If it wasn't for the people I work with I would go crazy. They are the only ones that have me up in here weak laughing.

Thank goodness i'm off tomorrow, because my boss comes back to work and I don't want to be here when she gets to nuttin up(detroit slang). I will be taking my baby to kindergarten for her first day, and chillin the rest of the day after that. Oh and beleive me I am looking for that relaxation time.

Tuesday, August 16, 2005

Alright, so despite my feelings about ole boy I went to see him thursday night. Thank goodness Big Red was in town because I don't want any sexual contact with him at this point. Of course when he ask me if my guest was here and I said, "yes" his dumb ass asked me was I sure like I was lying.

I mean really give me a break even if I was lying which I wasn't he is not going to want to find out.

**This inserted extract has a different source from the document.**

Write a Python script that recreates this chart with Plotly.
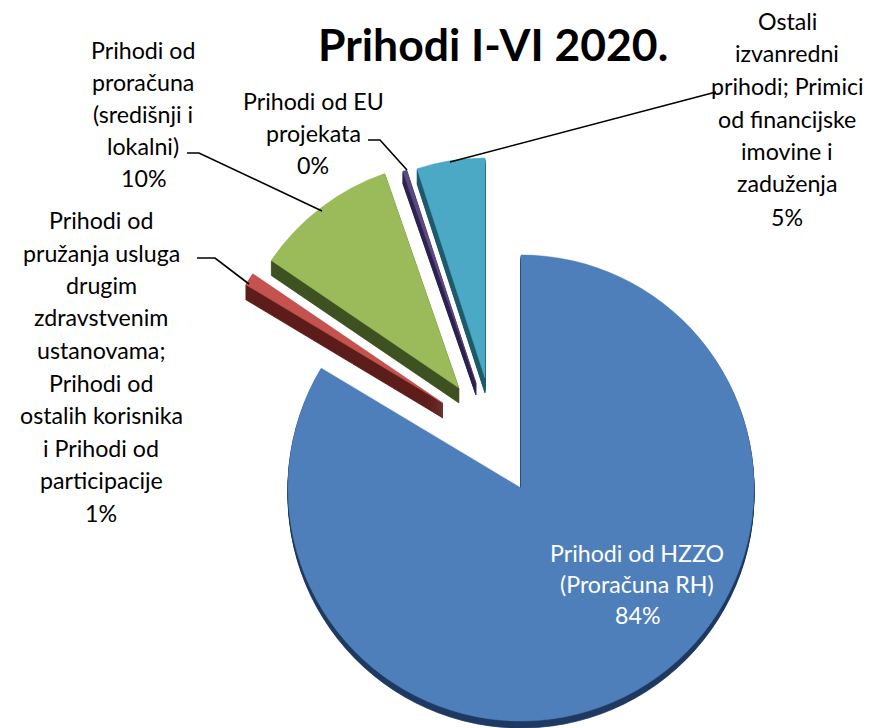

What is wrong with these guys today?

I was listening to some great talk radio yesturday, the guys name is Micheal Baisdon. He has the most contriversal and intriging conversations dealing with grown folks. Hince the name of the show is call Grown folks radio. I thinks his show is out of NY, but for my Cincinnatians he just got a spot on the BUZZ so check him out. But any way yesturday his topic dealt with relationships and consistency. How men and women need to keep up some kind of consistency in the relationship whether it be how often you have sex or how often you go out to dinner. That if the level of consistency does not last up to six months there could be a sign of what's to come in the future.

I got to thinking of how myself as well as my friend have lacked in being consistent. We used to go out every Weds. or Thurs., in the beginning the sex was alright(it has never been the greatest) but even he has slacked off on that, and the "you're so beautiful" comments I use to get throughtout the day have stopped. Now I personally believed that I have slacked off due to his inconsistency but then again you know how that is(seeing it from your side of the mirror).

So what is the deal? Is being inconsistent a sign of which direction your relationship will go being good or bad?

Maybe you have something new that has come into your life that is taking up your attention and time.